═════ Recorded information ═════

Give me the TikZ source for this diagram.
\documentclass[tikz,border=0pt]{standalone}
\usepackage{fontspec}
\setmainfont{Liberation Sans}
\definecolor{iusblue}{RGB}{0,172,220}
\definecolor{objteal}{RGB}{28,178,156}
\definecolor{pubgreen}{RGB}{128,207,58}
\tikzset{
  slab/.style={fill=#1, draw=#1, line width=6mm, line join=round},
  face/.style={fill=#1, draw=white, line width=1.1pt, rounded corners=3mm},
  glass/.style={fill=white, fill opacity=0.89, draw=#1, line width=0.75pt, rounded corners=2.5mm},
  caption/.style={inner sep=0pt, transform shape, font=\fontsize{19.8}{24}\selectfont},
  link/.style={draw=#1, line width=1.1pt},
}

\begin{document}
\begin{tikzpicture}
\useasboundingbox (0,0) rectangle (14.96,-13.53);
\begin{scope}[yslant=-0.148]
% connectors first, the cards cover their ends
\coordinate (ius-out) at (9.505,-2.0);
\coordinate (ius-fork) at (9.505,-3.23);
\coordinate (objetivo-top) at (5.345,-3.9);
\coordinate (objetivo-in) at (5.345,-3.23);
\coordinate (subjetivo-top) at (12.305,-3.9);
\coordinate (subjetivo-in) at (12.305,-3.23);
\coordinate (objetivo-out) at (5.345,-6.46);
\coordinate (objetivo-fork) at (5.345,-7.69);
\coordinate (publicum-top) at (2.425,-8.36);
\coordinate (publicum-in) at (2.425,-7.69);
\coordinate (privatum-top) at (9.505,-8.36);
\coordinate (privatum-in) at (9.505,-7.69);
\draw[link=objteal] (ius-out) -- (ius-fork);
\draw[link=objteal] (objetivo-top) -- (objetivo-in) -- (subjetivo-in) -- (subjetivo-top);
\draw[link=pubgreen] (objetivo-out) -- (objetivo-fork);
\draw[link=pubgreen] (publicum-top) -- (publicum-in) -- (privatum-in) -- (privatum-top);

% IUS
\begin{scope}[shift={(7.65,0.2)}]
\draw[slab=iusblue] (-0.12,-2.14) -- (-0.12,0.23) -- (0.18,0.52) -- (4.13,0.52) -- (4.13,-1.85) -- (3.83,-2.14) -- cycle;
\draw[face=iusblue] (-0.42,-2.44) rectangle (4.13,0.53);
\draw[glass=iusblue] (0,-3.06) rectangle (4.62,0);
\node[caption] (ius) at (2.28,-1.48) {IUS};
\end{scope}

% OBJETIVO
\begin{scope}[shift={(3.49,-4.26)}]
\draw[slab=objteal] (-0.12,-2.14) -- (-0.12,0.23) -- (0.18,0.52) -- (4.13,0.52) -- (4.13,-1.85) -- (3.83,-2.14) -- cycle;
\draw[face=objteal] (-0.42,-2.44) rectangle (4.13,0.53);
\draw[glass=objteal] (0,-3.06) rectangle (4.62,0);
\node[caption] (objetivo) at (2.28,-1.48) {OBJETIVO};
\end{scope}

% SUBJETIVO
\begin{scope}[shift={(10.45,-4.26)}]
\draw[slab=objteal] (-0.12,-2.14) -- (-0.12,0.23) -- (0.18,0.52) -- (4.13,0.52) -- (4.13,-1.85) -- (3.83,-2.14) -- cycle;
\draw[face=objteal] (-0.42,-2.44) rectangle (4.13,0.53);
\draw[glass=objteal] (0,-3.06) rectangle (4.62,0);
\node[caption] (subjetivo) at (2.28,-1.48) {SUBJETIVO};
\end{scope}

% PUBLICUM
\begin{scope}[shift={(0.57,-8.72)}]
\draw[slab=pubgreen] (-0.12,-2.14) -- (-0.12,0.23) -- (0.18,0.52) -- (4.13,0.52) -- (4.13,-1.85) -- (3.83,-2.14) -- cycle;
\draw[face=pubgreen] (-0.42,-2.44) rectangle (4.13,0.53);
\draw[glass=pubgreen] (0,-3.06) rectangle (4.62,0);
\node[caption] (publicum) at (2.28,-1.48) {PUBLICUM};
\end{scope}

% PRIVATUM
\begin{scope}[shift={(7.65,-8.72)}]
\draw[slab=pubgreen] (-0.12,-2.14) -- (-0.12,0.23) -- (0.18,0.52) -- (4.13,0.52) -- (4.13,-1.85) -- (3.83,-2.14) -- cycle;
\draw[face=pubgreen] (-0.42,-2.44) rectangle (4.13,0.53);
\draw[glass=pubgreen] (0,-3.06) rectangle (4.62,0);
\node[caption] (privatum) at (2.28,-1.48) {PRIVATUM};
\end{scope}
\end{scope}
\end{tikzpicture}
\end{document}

═════

The task:
Write each line above out exactly.

Output of the exercise:
Give me the TikZ source for this diagram.
\documentclass[tikz,border=0pt]{standalone}
\usepackage{fontspec}
\setmainfont{Liberation Sans}
\definecolor{iusblue}{RGB}{0,172,220}
\definecolor{objteal}{RGB}{28,178,156}
\definecolor{pubgreen}{RGB}{128,207,58}
\tikzset{
  slab/.style={fill=#1, draw=#1, line width=6mm, line join=round},
  face/.style={fill=#1, draw=white, line width=1.1pt, rounded corners=3mm},
  glass/.style={fill=white, fill opacity=0.89, draw=#1, line width=0.75pt, rounded corners=2.5mm},
  caption/.style={inner sep=0pt, transform shape, font=\fontsize{19.8}{24}\selectfont},
  link/.style={draw=#1, line width=1.1pt},
}

\begin{document}
\begin{tikzpicture}
\useasboundingbox (0,0) rectangle (14.96,-13.53);
\begin{scope}[yslant=-0.148]
% connectors first, the cards cover their ends
\coordinate (ius-out) at (9.505,-2.0);
\coordinate (ius-fork) at (9.505,-3.23);
\coordinate (objetivo-top) at (5.345,-3.9);
\coordinate (objetivo-in) at (5.345,-3.23);
\coordinate (subjetivo-top) at (12.305,-3.9);
\coordinate (subjetivo-in) at (12.305,-3.23);
\coordinate (objetivo-out) at (5.345,-6.46);
\coordinate (objetivo-fork) at (5.345,-7.69);
\coordinate (publicum-top) at (2.425,-8.36);
\coordinate (publicum-in) at (2.425,-7.69);
\coordinate (privatum-top) at (9.505,-8.36);
\coordinate (privatum-in) at (9.505,-7.69);
\draw[link=objteal] (ius-out) -- (ius-fork);
\draw[link=objteal] (objetivo-top) -- (objetivo-in) -- (subjetivo-in) -- (subjetivo-top);
\draw[link=pubgreen] (objetivo-out) -- (objetivo-fork);
\draw[link=pubgreen] (publicum-top) -- (publicum-in) -- (privatum-in) -- (privatum-top);

% IUS
\begin{scope}[shift={(7.65,0.2)}]
\draw[slab=iusblue] (-0.12,-2.14) -- (-0.12,0.23) -- (0.18,0.52) -- (4.13,0.52) -- (4.13,-1.85) -- (3.83,-2.14) -- cycle;
\draw[face=iusblue] (-0.42,-2.44) rectangle (4.13,0.53);
\draw[glass=iusblue] (0,-3.06) rectangle (4.62,0);
\node[caption] (ius) at (2.28,-1.48) {IUS};
\end{scope}

% OBJETIVO
\begin{scope}[shift={(3.49,-4.26)}]
\draw[slab=objteal] (-0.12,-2.14) -- (-0.12,0.23) -- (0.18,0.52) -- (4.13,0.52) -- (4.13,-1.85) -- (3.83,-2.14) -- cycle;
\draw[face=objteal] (-0.42,-2.44) rectangle (4.13,0.53);
\draw[glass=objteal] (0,-3.06) rectangle (4.62,0);
\node[caption] (objetivo) at (2.28,-1.48) {OBJETIVO};
\end{scope}

% SUBJETIVO
\begin{scope}[shift={(10.45,-4.26)}]
\draw[slab=objteal] (-0.12,-2.14) -- (-0.12,0.23) -- (0.18,0.52) -- (4.13,0.52) -- (4.13,-1.85) -- (3.83,-2.14) -- cycle;
\draw[face=objteal] (-0.42,-2.44) rectangle (4.13,0.53);
\draw[glass=objteal] (0,-3.06) rectangle (4.62,0);
\node[caption] (subjetivo) at (2.28,-1.48) {SUBJETIVO};
\end{scope}

% PUBLICUM
\begin{scope}[shift={(0.57,-8.72)}]
\draw[slab=pubgreen] (-0.12,-2.14) -- (-0.12,0.23) -- (0.18,0.52) -- (4.13,0.52) -- (4.13,-1.85) -- (3.83,-2.14) -- cycle;
\draw[face=pubgreen] (-0.42,-2.44) rectangle (4.13,0.53);
\draw[glass=pubgreen] (0,-3.06) rectangle (4.62,0);
\node[caption] (publicum) at (2.28,-1.48) {PUBLICUM};
\end{scope}

% PRIVATUM
\begin{scope}[shift={(7.65,-8.72)}]
\draw[slab=pubgreen] (-0.12,-2.14) -- (-0.12,0.23) -- (0.18,0.52) -- (4.13,0.52) -- (4.13,-1.85) -- (3.83,-2.14) -- cycle;
\draw[face=pubgreen] (-0.42,-2.44) rectangle (4.13,0.53);
\draw[glass=pubgreen] (0,-3.06) rectangle (4.62,0);
\node[caption] (privatum) at (2.28,-1.48) {PRIVATUM};
\end{scope}
\end{scope}
\end{tikzpicture}
\end{document}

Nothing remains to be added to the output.